异构信息集成环境中基于语义的查询研究-智能与分布计算实验室

异构信息集成环境中基于语义的查询研究

姓名	王小刚
论文答辩日期	2006.05.09
论文提交日期	2006.05.14
论文级别	博士
中文题名	异构信息集成环境中基于语义的查询研究
英文题名	Semantic-based Query in Heterogeneous Information Integratiuon Environment
导师1	卢正鼎
导师2
中文关键词	异构信息集成;语义模型;本体;查询处理调度;查询优化
英文关键词	Heterogeneous information integration, Semantic model, Ontology, Query processing scheduling, Query optimization
中文文摘	随着计算机技术的发展和数据库的广泛应用，基于多种异构数据源的互操作需求越来越多。由此上世纪90年代人们提出了多数据库等结构化信息集成框架，然而近十年来，网络中可供利用的信息总量以惊人的速率增长，另一方面应用需求的变化表现得更加频繁，面对海量的信息和不断变化的应用需求，结构化集成方案表现出一定的局限性。主要表现在对信息语义无法实现机器处理，集成过程复杂、自动化程度低，无法适应新一代应用的需求。传统的多数据库信息集成方案需要手工建立从局部信息空间到全局信息空间各级模式间的映射，互操作的共享语义也没有形式化，部分语义依然以代码逻辑的形式呈现，从系统论的角度来说集成系统未来可能需要集成为更大的超系统，这些代码逻辑依然会成为集成的障碍。针对这些问题提出了一种基于本体映射的语义异构信息源集成框架(HISIM)，该集成方法针对动态的应用需求自动合成互操作共享语义，实现集成过程的高度自动化，更加符合当前实际应用的需要。本体作为一种有效的语义建模方法，在智能信息集成领域得到广泛的关注和应用。互操作信息源间缺失的语义和信息源应用系统中蕴涵的代码逻辑语义都需要一种声明式的、形式化的描述。为了在不同本体之间构建代数系统来解决异构信息集成中的语义冲突，提高信息集成的正确性、一致性和有效性，给出了本体的形式化定义和代数结构描述。鉴于XML已成为互连网上事实上的数据交换标准，给出了基于XML的本体表示和概念的检索方法。在给出了本体的分类及全局本体、用户本体、局部本体的定义后，根据一个具体的实例给出了局部本体到全局本体的映射规则，该方法具有一定的普适性，转换规则通常以一种机器可识别和处理的方式表达，可以提高集成工作的智能化、自动化程度。
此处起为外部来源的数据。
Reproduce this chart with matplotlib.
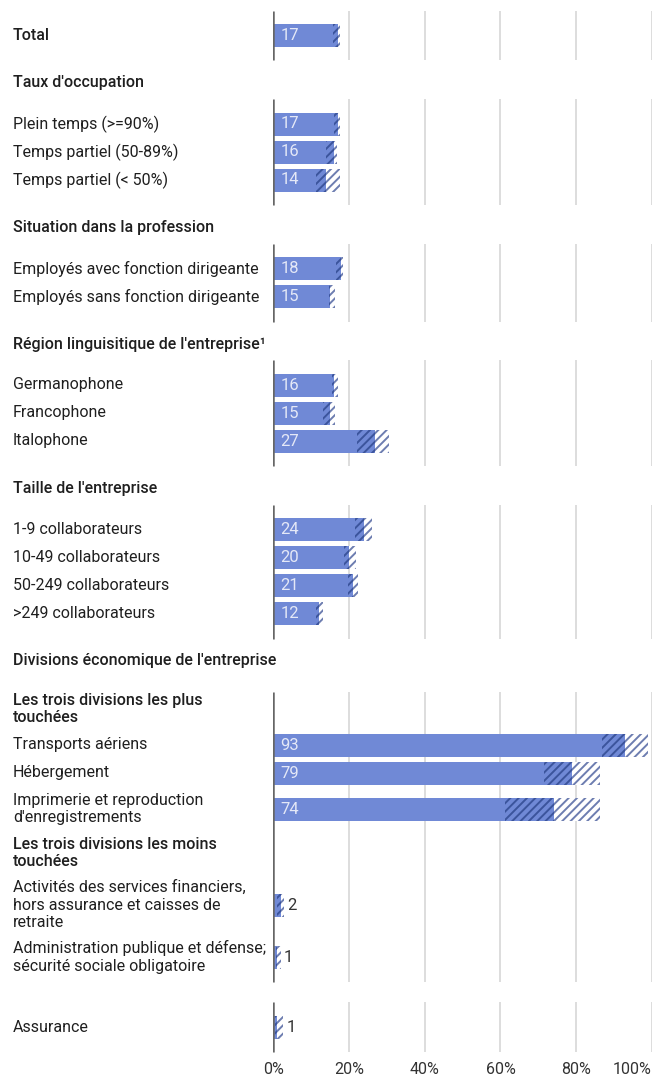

通过模拟人类记忆和联想的生理特点，给出了全局本体的语义关联模型；基于全局本体的语义关联模型，利用语义知识单元间纵横向语义关联实现了语义知识单元的查询，并给出了具体的算法，由此可以检索互操作局部本体间的相关本体，依据相关本体、局部本体和全局本体给出了用户本体的合成算法，用于用户本体的生成。查询处理是根据查询计划进行调度，并通过查询处理操作完成中间结果组装的过程，查询处理操作主要由全局查询涉及的所有场地间运算来完成。通过分析本体映射语义给出了查询处理的类型和转换规则，提出了一种连接树结构来表达集成系统的查询处理操作，并对其进行规范化处理。通过引入查询图的概念，将连接规范树转换为等价的查询图，供后查询处理调度使用，并给出了基于查询图的查询处理多级并发调度算法，以尽可能提高查询处理执行的并发性。在分析了影响查询处理优化的代价参数后，给出了局部数据源代价和通信代价的估计方法。笛卡儿积往往是查询处理中开销最大的运算，会产生大量的无效元组，应尽量避免，以场地间连接和外连接运算组成的查询图为基础，给出了一种基于线性序列的静态优化算法LOS和一种基于统计推理的动态优化方法SRD，并通过实验仿真的方法对它们的优化性能进行了实验分析和性能比较，实验结果验证了它们的有效性。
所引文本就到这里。